McCauley’s black and white cartoons exaggerate the physical bodies of the gladiators. Grizzled and muscly, hairy and scarred, they tower over the three skinny boys. Notions of masculinity are an ongoing preoccupation of the Time Warp Trio series, which is clearly written for boys, and aims to engage unwilling readers in particular.
Friendship is also a key theme of the text. In spite of the danger, Joe leaps in to save Fred from Horridus, knowing that his friend ‘would have done the same’ (p.35). It is clear that the boys care for each other in spite of their different personalities. Joe, the narrator, hatches clever plans to get them out of trouble. Fred’s obsession with food impresses the gladiators when he triumphs in a burping competition. Bespectacled Sam is the most cautious of the three, and the most anxious to return home. He is the one who wonders ‘How come this sign is in Latin, but we can understand when people talk?’ (p. 77). This troubling element of time travel logic remains unexplained as the boys’ fast-paced adventure continues.

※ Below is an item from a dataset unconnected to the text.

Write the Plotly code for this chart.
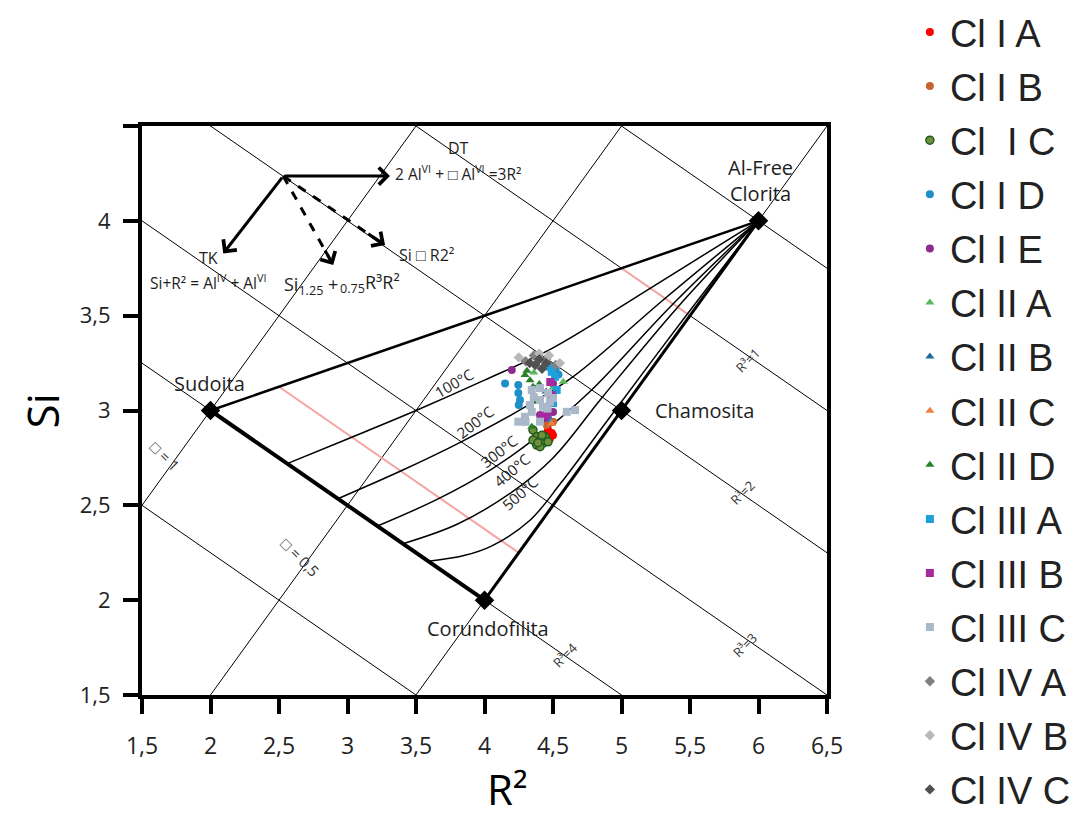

As a time travelling device, The Book has significant implications, particularly given Scieszka’s interest in promoting literacy. Joe describes it to the Professor as ‘a very old book of things that have happened in the past and things that will happen in the future.’ (p. 51) Just as The Book allows Joe and his friends to experience history first hand, the text celebrates the notion that books more generally allow readers to journey to other times and places. Reading is represented as a means of problem solving when the boys must navigate the streets of Rome.